— Start —

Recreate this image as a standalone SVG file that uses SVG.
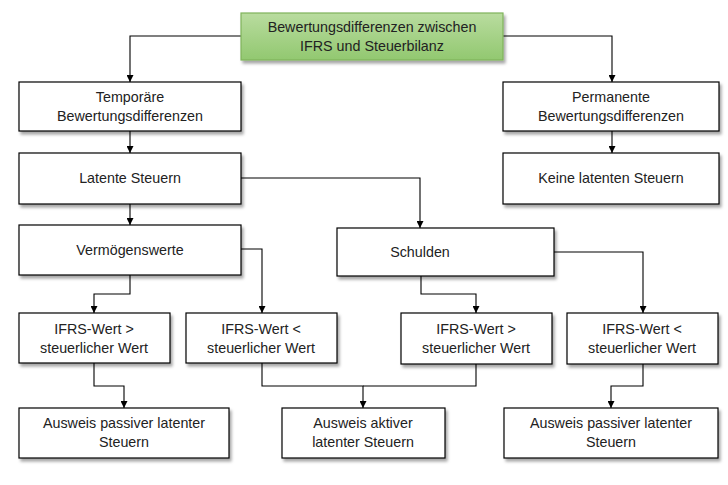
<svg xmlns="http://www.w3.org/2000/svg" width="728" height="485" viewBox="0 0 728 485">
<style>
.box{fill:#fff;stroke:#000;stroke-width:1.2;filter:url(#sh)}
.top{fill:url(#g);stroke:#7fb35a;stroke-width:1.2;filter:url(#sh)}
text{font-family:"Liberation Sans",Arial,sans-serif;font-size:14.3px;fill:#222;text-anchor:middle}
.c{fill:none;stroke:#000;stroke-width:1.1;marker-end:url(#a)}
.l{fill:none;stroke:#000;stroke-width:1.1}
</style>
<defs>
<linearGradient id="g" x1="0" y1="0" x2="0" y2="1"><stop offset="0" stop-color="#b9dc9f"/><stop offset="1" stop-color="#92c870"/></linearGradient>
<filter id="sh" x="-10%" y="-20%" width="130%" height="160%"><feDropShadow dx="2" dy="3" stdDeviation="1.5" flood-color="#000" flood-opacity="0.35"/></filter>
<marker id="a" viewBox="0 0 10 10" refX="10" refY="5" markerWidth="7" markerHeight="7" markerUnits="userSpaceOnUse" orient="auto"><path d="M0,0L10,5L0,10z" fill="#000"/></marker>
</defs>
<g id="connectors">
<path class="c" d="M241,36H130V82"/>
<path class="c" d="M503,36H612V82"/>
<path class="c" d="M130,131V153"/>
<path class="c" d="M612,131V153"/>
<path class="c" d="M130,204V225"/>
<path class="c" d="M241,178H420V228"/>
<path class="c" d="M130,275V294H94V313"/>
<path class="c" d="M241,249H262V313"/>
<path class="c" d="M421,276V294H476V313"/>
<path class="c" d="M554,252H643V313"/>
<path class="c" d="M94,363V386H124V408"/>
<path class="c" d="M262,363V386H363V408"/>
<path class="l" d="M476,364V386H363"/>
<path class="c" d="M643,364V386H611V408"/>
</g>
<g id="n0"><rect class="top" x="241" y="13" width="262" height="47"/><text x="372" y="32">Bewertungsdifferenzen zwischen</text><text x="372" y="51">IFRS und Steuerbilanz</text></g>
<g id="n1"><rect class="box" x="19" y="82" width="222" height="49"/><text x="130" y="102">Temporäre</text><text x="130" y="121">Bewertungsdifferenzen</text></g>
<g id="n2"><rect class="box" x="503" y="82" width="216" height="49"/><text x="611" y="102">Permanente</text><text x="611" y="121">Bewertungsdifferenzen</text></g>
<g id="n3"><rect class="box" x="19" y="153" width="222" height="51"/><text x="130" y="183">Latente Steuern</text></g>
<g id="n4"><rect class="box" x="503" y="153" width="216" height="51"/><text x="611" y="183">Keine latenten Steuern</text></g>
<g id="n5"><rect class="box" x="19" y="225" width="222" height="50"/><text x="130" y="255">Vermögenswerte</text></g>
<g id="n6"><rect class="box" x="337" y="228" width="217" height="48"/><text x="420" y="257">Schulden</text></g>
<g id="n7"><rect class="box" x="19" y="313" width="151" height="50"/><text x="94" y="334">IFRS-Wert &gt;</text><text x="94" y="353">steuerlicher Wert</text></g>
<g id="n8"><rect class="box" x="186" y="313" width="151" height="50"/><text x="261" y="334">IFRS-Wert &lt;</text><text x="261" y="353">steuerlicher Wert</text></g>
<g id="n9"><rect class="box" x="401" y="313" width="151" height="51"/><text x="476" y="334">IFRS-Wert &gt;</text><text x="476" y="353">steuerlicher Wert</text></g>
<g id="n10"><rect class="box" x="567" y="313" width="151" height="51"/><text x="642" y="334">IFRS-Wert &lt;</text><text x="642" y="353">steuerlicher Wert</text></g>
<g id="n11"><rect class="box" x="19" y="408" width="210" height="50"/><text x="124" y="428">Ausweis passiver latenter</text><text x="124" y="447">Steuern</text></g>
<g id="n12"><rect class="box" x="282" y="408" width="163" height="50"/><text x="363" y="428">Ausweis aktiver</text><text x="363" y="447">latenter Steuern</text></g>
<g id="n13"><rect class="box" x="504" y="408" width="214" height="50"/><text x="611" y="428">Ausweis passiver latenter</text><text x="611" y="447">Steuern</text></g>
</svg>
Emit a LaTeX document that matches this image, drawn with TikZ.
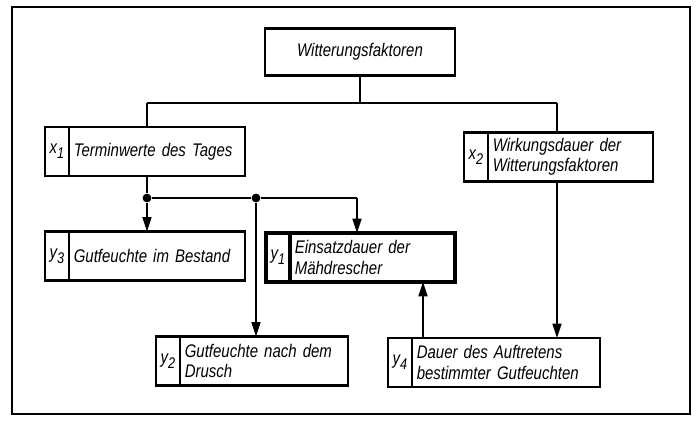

— End —

Written exercise —
Repeat the full listing above exactly, with no pictures in the copy.

Exercise answer —
Recreate this image as a standalone SVG file that uses SVG.
<svg xmlns="http://www.w3.org/2000/svg" width="728" height="485" viewBox="0 0 728 485">
<style>
.box{fill:#fff;stroke:#000;stroke-width:1.2;filter:url(#sh)}
.top{fill:url(#g);stroke:#7fb35a;stroke-width:1.2;filter:url(#sh)}
text{font-family:"Liberation Sans",Arial,sans-serif;font-size:14.3px;fill:#222;text-anchor:middle}
.c{fill:none;stroke:#000;stroke-width:1.1;marker-end:url(#a)}
.l{fill:none;stroke:#000;stroke-width:1.1}
</style>
<defs>
<linearGradient id="g" x1="0" y1="0" x2="0" y2="1"><stop offset="0" stop-color="#b9dc9f"/><stop offset="1" stop-color="#92c870"/></linearGradient>
<filter id="sh" x="-10%" y="-20%" width="130%" height="160%"><feDropShadow dx="2" dy="3" stdDeviation="1.5" flood-color="#000" flood-opacity="0.35"/></filter>
<marker id="a" viewBox="0 0 10 10" refX="10" refY="5" markerWidth="7" markerHeight="7" markerUnits="userSpaceOnUse" orient="auto"><path d="M0,0L10,5L0,10z" fill="#000"/></marker>
</defs>
<g id="connectors">
<path class="c" d="M241,36H130V82"/>
<path class="c" d="M503,36H612V82"/>
<path class="c" d="M130,131V153"/>
<path class="c" d="M612,131V153"/>
<path class="c" d="M130,204V225"/>
<path class="c" d="M241,178H420V228"/>
<path class="c" d="M130,275V294H94V313"/>
<path class="c" d="M241,249H262V313"/>
<path class="c" d="M421,276V294H476V313"/>
<path class="c" d="M554,252H643V313"/>
<path class="c" d="M94,363V386H124V408"/>
<path class="c" d="M262,363V386H363V408"/>
<path class="l" d="M476,364V386H363"/>
<path class="c" d="M643,364V386H611V408"/>
</g>
<g id="n0"><rect class="top" x="241" y="13" width="262" height="47"/><text x="372" y="32">Bewertungsdifferenzen zwischen</text><text x="372" y="51">IFRS und Steuerbilanz</text></g>
<g id="n1"><rect class="box" x="19" y="82" width="222" height="49"/><text x="130" y="102">Temporäre</text><text x="130" y="121">Bewertungsdifferenzen</text></g>
<g id="n2"><rect class="box" x="503" y="82" width="216" height="49"/><text x="611" y="102">Permanente</text><text x="611" y="121">Bewertungsdifferenzen</text></g>
<g id="n3"><rect class="box" x="19" y="153" width="222" height="51"/><text x="130" y="183">Latente Steuern</text></g>
<g id="n4"><rect class="box" x="503" y="153" width="216" height="51"/><text x="611" y="183">Keine latenten Steuern</text></g>
<g id="n5"><rect class="box" x="19" y="225" width="222" height="50"/><text x="130" y="255">Vermögenswerte</text></g>
<g id="n6"><rect class="box" x="337" y="228" width="217" height="48"/><text x="420" y="257">Schulden</text></g>
<g id="n7"><rect class="box" x="19" y="313" width="151" height="50"/><text x="94" y="334">IFRS-Wert &gt;</text><text x="94" y="353">steuerlicher Wert</text></g>
<g id="n8"><rect class="box" x="186" y="313" width="151" height="50"/><text x="261" y="334">IFRS-Wert &lt;</text><text x="261" y="353">steuerlicher Wert</text></g>
<g id="n9"><rect class="box" x="401" y="313" width="151" height="51"/><text x="476" y="334">IFRS-Wert &gt;</text><text x="476" y="353">steuerlicher Wert</text></g>
<g id="n10"><rect class="box" x="567" y="313" width="151" height="51"/><text x="642" y="334">IFRS-Wert &lt;</text><text x="642" y="353">steuerlicher Wert</text></g>
<g id="n11"><rect class="box" x="19" y="408" width="210" height="50"/><text x="124" y="428">Ausweis passiver latenter</text><text x="124" y="447">Steuern</text></g>
<g id="n12"><rect class="box" x="282" y="408" width="163" height="50"/><text x="363" y="428">Ausweis aktiver</text><text x="363" y="447">latenter Steuern</text></g>
<g id="n13"><rect class="box" x="504" y="408" width="214" height="50"/><text x="611" y="428">Ausweis passiver latenter</text><text x="611" y="447">Steuern</text></g>
</svg>
Emit a LaTeX document that matches this image, drawn with TikZ.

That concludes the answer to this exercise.